The sky eye is temporarily forgotten. He is rolling down Oak, turning on Jefferson—the main drag of the town Waterton, turning again on Maple and again on Park. He has seen a woman lock her car. She is young. It is broad daylight, but Chaingang cruises her. He waves. She enters a small shop. Waterton Pharmacy.
He parks. Out of the Regal and waddling in after the woman. He sees her now, doing something behind a counter. Long, shiny hair, huge earrings, too much lipstick. But a long neck and wide mouth.
Whatever fog or incapacitation had been rendering him inarticulate appears to completely burn off in the sexual heat of the moment. He is almost back to his old self again.
“G'morning,” she says, in a loud, chipper voice.
“Happy Halloween,” he says. He moves back in the direction of the long drug counter, where he senses another human presence. Peers into the sanctum sanctorum. A man in a white smock sees him.
“Can I help you?"
“Can I get datura stramonium or metaloides without a prescription?"
“What's that now?” He is nearer. Chaingang's huge hand is on the private door. The pharmacist is used to being in charge. He has never seen this man who is already inside the private area.
“Please—"
“Do you have any almond-wood or essence of tantic Himavati?” He plays with the man and chain-snaps him before he can answer. Turns instantly as the druggist falls in a heap, moving back out the door—which he can barely squeeze through—saying loudly in the direction of the unconscious man, “—appreciate it. I'll be back to get it in a minute."
Smiling. The smile a frightening mask. Waddling up to her.

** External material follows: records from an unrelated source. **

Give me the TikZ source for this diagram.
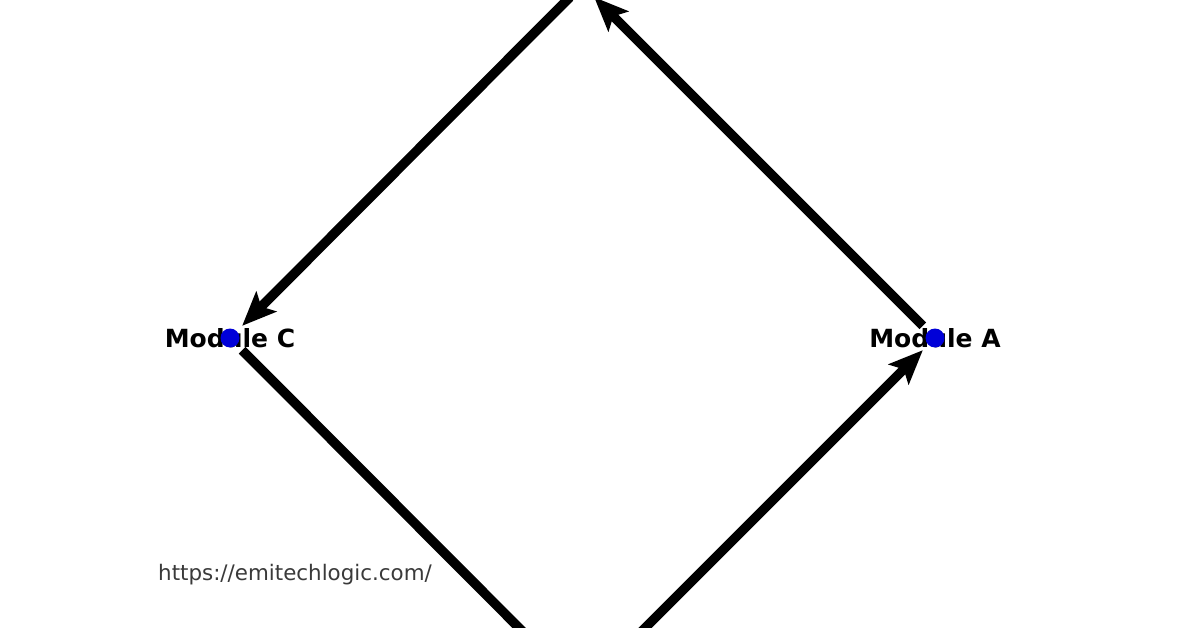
\documentclass[tikz,border=0pt]{standalone}
\usepackage{fontspec}
\setmainfont{DejaVu Sans}
\usetikzlibrary{arrows.meta}
\definecolor{dotblue}{HTML}{0000D8}
\definecolor{urlgray}{HTML}{3A3A3A}
\tikzset{
  modnode/.style={circle, minimum size=34pt, inner sep=0pt},
  dotstyle/.style={fill=dotblue, draw=none},
  modlabel/.style={font=\fontsize{25}{25}\selectfont\bfseries, text=black, inner sep=0pt},
  edgearrow/.style={line width=9.5pt, draw=black, -{Stealth[length=34pt,width=28pt,inset=7pt]}},
  edgeplain/.style={line width=9.5pt, draw=black},
}
\begin{document}
\begin{tikzpicture}[x=1pt,y=-1pt]
\useasboundingbox (0,0) rectangle (1196,628);
\fill[white] (0,0) rectangle (1196,628);
\clip (0,0) rectangle (1196,628);
% nodes
\node[modnode] (top) at (582,-15) {};
\node[modnode] (bot) at (582,691) {};
\node[modnode] (A) at (935,338) {};
\node[modnode] (C) at (230,338) {};
% connectors
\draw[edgearrow] (A) -- (top);
\draw[edgearrow] (top) -- (C);
\draw[edgeplain] (C) -- (bot);
\draw[edgearrow] (bot) -- (A);
% labels and dots
\node[modlabel] (Alab) at (935,338) {Module A};
\node[modlabel] (Clab) at (230,338) {Module C};
\fill[dotstyle] (A.center) circle (9.5pt);
\fill[dotstyle] (C.center) circle (9.5pt);
\node[anchor=west, inner sep=0pt, text=urlgray, font=\fontsize{21.4}{21.4}\selectfont] (url) at (158,575) {https://emitechlogic.com/};
\end{tikzpicture}
\end{document}
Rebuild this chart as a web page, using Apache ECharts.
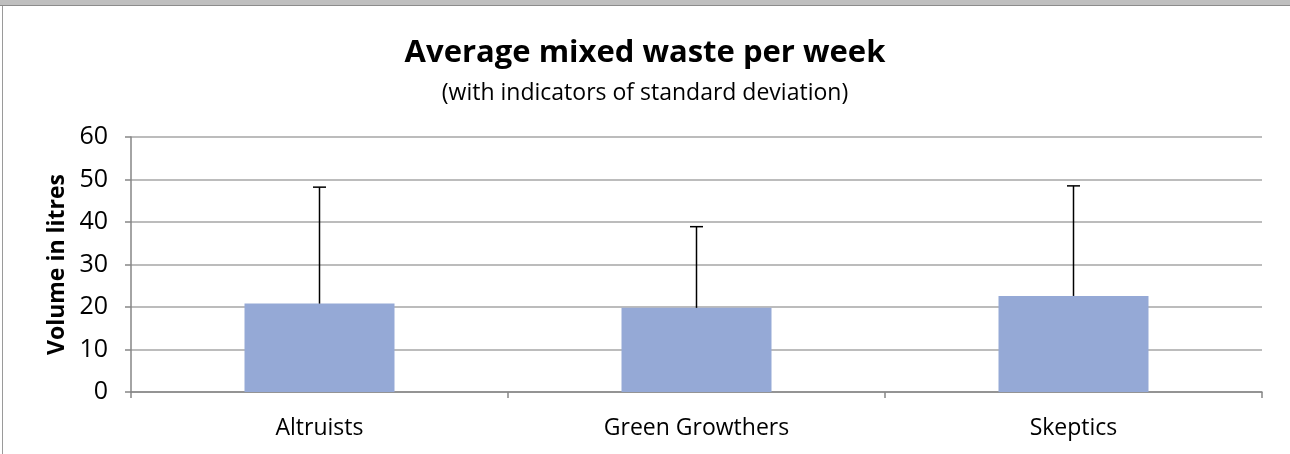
<!DOCTYPE html>
<html><head><meta charset="utf-8">
<script src="https://cdn.jsdelivr.net/npm/echarts@6/dist/echarts.min.js"></script>
<style>html,body{margin:0;padding:0;background:#fff}#c{width:1290px;height:454px}</style>
</head><body><div id="c"></div>
<script>
var categories = ['Altruists', 'Green Growthers', 'Skeptics'];
var means = [20.8, 19.8, 22.6];
var stdDevs = [27.4, 19.1, 25.9];
var yTicks = [0, 10, 20, 30, 40, 50, 60];

var chart = echarts.init(document.getElementById('c'), null, {renderer: 'canvas'});
var font = '"Open Sans", sans-serif';
chart.setOption({
  animation: false,
  backgroundColor: '#ffffff',
  graphic: [
    {type: 'rect', shape: {x: 0, y: 0, width: 1290, height: 5}, style: {fill: '#bfbfbf'}},
    {type: 'rect', shape: {x: 0, y: 5, width: 1290, height: 1}, style: {fill: '#8c8c8c'}},
    {type: 'rect', shape: {x: 2, y: 6, width: 1, height: 448}, style: {fill: '#9a9a9a'}}
  ],
  title: [{
    text: 'Average mixed waste per week',
    left: 'center', top: 30,
    textStyle: {fontFamily: font, fontSize: 31, fontWeight: 'bold', color: '#000', lineHeight: 36}
  }, {
    text: '(with indicators of standard deviation)',
    left: 'center', top: 75,
    textStyle: {fontFamily: font, fontSize: 23, fontWeight: 'normal', color: '#000', lineHeight: 26}
  }],
  grid: {left: 131, right: 28, top: 137, bottom: 62, containLabel: false},
  xAxis: {
    type: 'category', data: categories,
    axisLine: {lineStyle: {color: '#868686', width: 1.5}},
    axisTick: {show: true, length: 6, lineStyle: {color: '#868686', width: 1.5}},
    axisLabel: {fontFamily: font, fontSize: 23, color: '#000', margin: 25}
  },
  yAxis: {
    type: 'value', min: 0, max: 60, interval: 10,
    name: 'Volume in litres', nameLocation: 'middle', nameGap: 60, nameRotate: 90,
    nameTextStyle: {fontFamily: font, fontSize: 23, fontWeight: 'bold', color: '#000'},
    axisLine: {show: true, lineStyle: {color: '#868686', width: 1.5}},
    axisTick: {show: true, length: 6, lineStyle: {color: '#868686', width: 1.5}},
    axisLabel: {fontFamily: font, fontSize: 25, color: '#000', margin: 23,
      formatter: function (v) { return yTicks.indexOf(v) >= 0 ? String(v) : ''; }},
    splitLine: {lineStyle: {color: '#a6a6a6', width: 1.5}}
  },
  series: [
    {type: 'bar', data: means, barWidth: 150, itemStyle: {color: '#95a9d6'}, z: 2},
    {type: 'custom', z: 3,
      data: means.map(function (m, i) { return [i, m, m + stdDevs[i]]; }),
      renderItem: function (params, api) {
        var i = api.value(0);
        var lo = api.coord([i, api.value(1)]);
        var hi = api.coord([i, api.value(2)]);
        var hw = 6.5;
        return {type: 'group', children: [
          {type: 'line', shape: {x1: lo[0], y1: lo[1], x2: hi[0], y2: hi[1]}, style: {stroke: '#000', lineWidth: 1.5}},
          {type: 'line', shape: {x1: hi[0] - hw, y1: hi[1], x2: hi[0] + hw, y2: hi[1]}, style: {stroke: '#000', lineWidth: 1.5}}
        ]};
      }
    }
  ]
});
</script></body></html>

“Hi.” Friendly bear. “Are you going to have a big Halloween?"
“Nope. We're gonna stay home this year.” Says something about her daughter.
“I've seen you around town before,” he says. “What's your name?” A big smile.
“Trish Clark,” she says. Trying to hold her breath so as not to have to inhale any of the foul reek of body odor that is so stingingly strong on the man.
“How much are those, Trish?” he asks politely, as his eyes scan the street for watchers. She turns to see what his big finger is pointing at and sees nothing more. A shower of black, blue, red, and golden stars explodes inside the blindness of her mind, die as they are extinguished in inkiness.
He has her long hair, dragging the inert body back to the back. Dragging her over her employer's form. Now returning to lock the door and turn the OPEN sign to CLOSED.
Checking the register first. Surprised at what he finds. He can dump the Buick and buy a nice used car.
She is very sexy, even in her slack-jawed position, and he pulls her to him to bestow a serpent's kiss with teeth meant only to wrest meat from bone.
“Trick or treat,” he says, lowering his bulk onto her.
18
SOUTH OF WATERTON
It took a three-way clearance to get past the guards at the control center: one had to pass visual, palm-print, and spectrographic ID checks, and as the honcho liked to say, “everything from a metal detector to a bullshit detector.” There were detection devices visible as one made one's way past the armed guards in the hallway, but neither the visible detectors nor the visible guards were the ones with the real teeth.